All aspects of that character are examined in Charles Dickens: A Life (Viking) not least his attitude to his unhappy marriage. While feeling "so sorry" for his wife Catherine who bore him ten children ("Dickens didn't leave her any room to be, or do anything"), Tomalin positions this unsatisfactory relationship as central to understanding the man. "The marriage was a tragedy for both of them. And its breakdown changed everything."
Dickens' harsh treatment of the unfortunate Catherine, and all but one of his sons, isn't glossed over—but Tomalin also attributes Dickens' extraordinary energy and drive to his shouldering of the responsibility not only for his extended family, but also for a large number of unfortunate, and sometimes feckless other dependents—"There were all these hands holding out to him."
Unhappy childhood
The son of a hopelessly spendthrift father, and grandson of a "thumping crook", Dickens drew again and again in his novels on his appalling childhood memories of angry creditors, bailiffs, pawnbrokers, and the debtors' prison—to which his father was at one stage confined. Also imprinted upon him was the horror of being sent to work in a blacking factory (manufacturer of boot polish), and the effect this had on a sensitive, promising child whose parents were apparently indifferent to his feelings.
These experiences, Tomalin shows, gave Dickens his exceptional determination and the sense that "anything was possible to the will that would make it so". It is, as she says, hard to believe that this one man was simultaneously writing novels, articles and letters, editing, agitating on social questions, travelling, acting, making speeches, raising money and working off excess energy in 12-mile walks. "Dickens kept going by taking on too much," says Tomalin. "No day went by in which he did not stretch himself, physically, socially and emotionally."
In the 1840s he had the idea of doing readings from his work, or rather, from scripts he had carefully adapted from the novels, in which he impersonated his favourite characters and offered highlights from the narratives.
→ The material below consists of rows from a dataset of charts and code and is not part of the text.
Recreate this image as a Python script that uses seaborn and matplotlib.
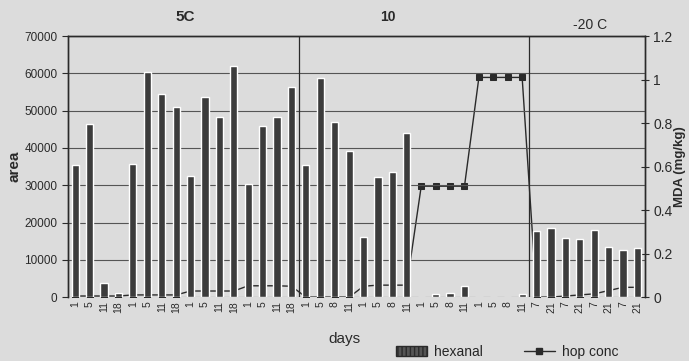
import pandas as pd
import numpy as np
import seaborn as sns
import matplotlib.pyplot as plt
from matplotlib.patches import Patch
from matplotlib.lines import Line2D

# data
day_labels = ['1', '5', '11', '18'] * 4 + ['1', '5', '8', '11'] * 4 + ['7', '21'] * 4
hexanal = [35500, 46500, 3650, 1100, 35600, 60400, 54600, 51000,
           32400, 53800, 48400, 61900, 30300, 46000, 48400, 56400,
           35500, 58800, 47000, 39300, 16100, 32100, 33600, 44000,
           0, 900, 1100, 3100, 0, 0, 0, 800,
           17800, 18600, 15800, 15600, 18000, 13400, 12500, 13300]
mda = [0.005, 0.005, 0.005, 0.005, 0.01, 0.01, 0.01, 0.01,
       0.028, 0.028, 0.028, 0.028, 0.052, 0.052, 0.052, 0.05,
       0.0, 0.0, 0.0, 0.0, 0.05, 0.055, 0.055, 0.055,
       0.51, 0.51, 0.51, 0.51, 1.01, 1.01, 1.01, 1.01,
       0.0, 0.0, 0.005, 0.01, 0.015, 0.03, 0.045, 0.045]
sections = ['5C', '10', '-20 C']
left_ticks = [0, 10000, 20000, 30000, 40000, 50000, 60000, 70000]
right_ticks = [0, 0.2, 0.4, 0.6, 0.8, 1.0, 1.2]
right_labels = ['0', '0.2', '0.4', '0.6', '0.8', '1', '1.2']

df = pd.DataFrame({'pos': range(len(hexanal)), 'hexanal': hexanal, 'mda': mda})

sns.set_style('white')
plt.rcParams['font.family'] = ['Liberation Sans', 'DejaVu Sans']
bg = '#dcdcdc'
ink = '#2a2a2a'

fig = plt.figure(figsize=(6.89, 3.61), dpi=100, facecolor=bg)
ax = fig.add_axes([0.0987, 0.177, 0.837, 0.723])
ax2 = ax.twinx()

# bars (hexanal, left axis)
sns.barplot(data=df, x='pos', y='hexanal', color='#3c3c3c', width=0.5,
            saturation=1, ax=ax, zorder=3)

# line (MDA, right axis) - drawn behind the bars
sns.lineplot(data=df, x='pos', y='mda', ax=ax2, color=ink, linewidth=1,
             marker='s', markersize=4.5, markeredgecolor=ink)
ax2.set_facecolor(bg)
ax.set_zorder(ax2.get_zorder() + 1)
ax.patch.set_visible(False)

ax.set_xlim(-0.5, len(hexanal) - 0.5)
ax.set_ylim(0, 70000)
ax2.set_ylim(0, 1.2)

ax.set_yticks(left_ticks)
ax.set_yticklabels([str(t) for t in left_ticks], fontsize=8.5, color=ink)
ax.yaxis.grid(True, color='#555555', linewidth=0.8, zorder=0)
ax.set_xticks(range(len(day_labels)))
ax.set_xticklabels(day_labels, rotation=90, fontsize=7.5, color=ink)
ax.tick_params(axis='y', direction='out', length=4, color=ink)
ax.tick_params(axis='x', length=0, pad=3)

ax2.set_yticks(right_ticks)
ax2.set_yticklabels(right_labels, fontsize=10, color=ink)
ax2.tick_params(axis='y', direction='inout', length=6, color=ink, pad=3)

# section separators
for b in [15.5, 31.5]:
    ax.axvline(b, color=ink, linewidth=0.9, zorder=4)

for a in (ax, ax2):
    for s in ['top', 'left', 'right']:
        a.spines[s].set_color(ink)
        a.spines[s].set_linewidth(1)
    a.spines['bottom'].set_visible(False)

ax.set_xlabel('')
ax.set_ylabel('area', fontsize=11, fontweight='bold', color=ink, labelpad=2)
ax2.set_xlabel('')
ax2.set_ylabel('MDA (mg/kg)', fontsize=9.5, fontweight='bold', color=ink, labelpad=1)

fig.text(0.2685, 0.953, sections[0], ha='center', va='center', fontsize=11, fontweight='bold', color=ink)
fig.text(0.563, 0.953, sections[1], ha='center', va='center', fontsize=10, fontweight='bold', color=ink)
fig.text(0.856, 0.931, sections[2], ha='center', va='center', fontsize=10, color=ink)
fig.text(0.50, 0.062, 'days', ha='center', va='center', fontsize=11, color=ink)

handles = [Patch(facecolor='#555555', edgecolor=ink, hatch='||||', label='hexanal'),
           Line2D([0], [0], color=ink, marker='s', markersize=4.5, linewidth=1, label='hop conc')]
fig.legend(handles=handles, loc='center', bbox_to_anchor=(0.736, 0.025), ncol=2,
           frameon=False, fontsize=10, columnspacing=3, handlelength=2.2,
           borderpad=0.1, handletextpad=0.5)

plt.savefig('out.png', dpi=100, facecolor=bg)
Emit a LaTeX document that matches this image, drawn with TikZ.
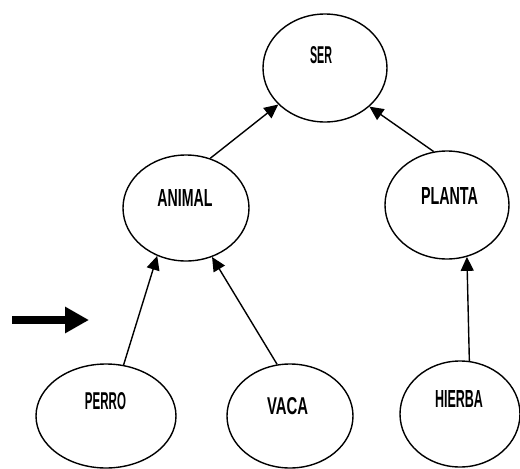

He became a sort of national entertainer. Authors today would quail before Dickens' punishing tour schedules, but relish the money he made. By the 1860s he was earning £190 a night—around £8,000 today. His 1867 US tour made a profit of £20,000 (a cool £900,000 today).
But it wasn't just about the money. Dickens loved the contact with his public, says Tomalin. "The rich were entertained by him, but the poor really loved him. And I respect him so much for going to manufacturing towns, talking to ordinary working men and women, and often raising money for causes to improve the quality of their lives." Tomalin's hope for her biography is that she has "succeeded in drawing the pattern of Dickens' life in an intimate way, and in presenting him as a human being. And as a lovable man of huge charm".
"Dickens knew his work was great. In his will, he expresses his wish to have no memorial. Instead he says: ‘I rest my claims to the remembrance of my country upon my published works'." When he died, Dickens was buried not in a Kentish village churchyard as he wanted, however, but in Westminster Abbey. Yet, as the scale of the forthcoming bicentenary celebrations demonstrates, his published works are not just remembered, but read and revered all over the world. In the words of Tomalin: "Charles Dickens left a trail like a meteor."
Charles Dickens: A Life is out now, published by Viking.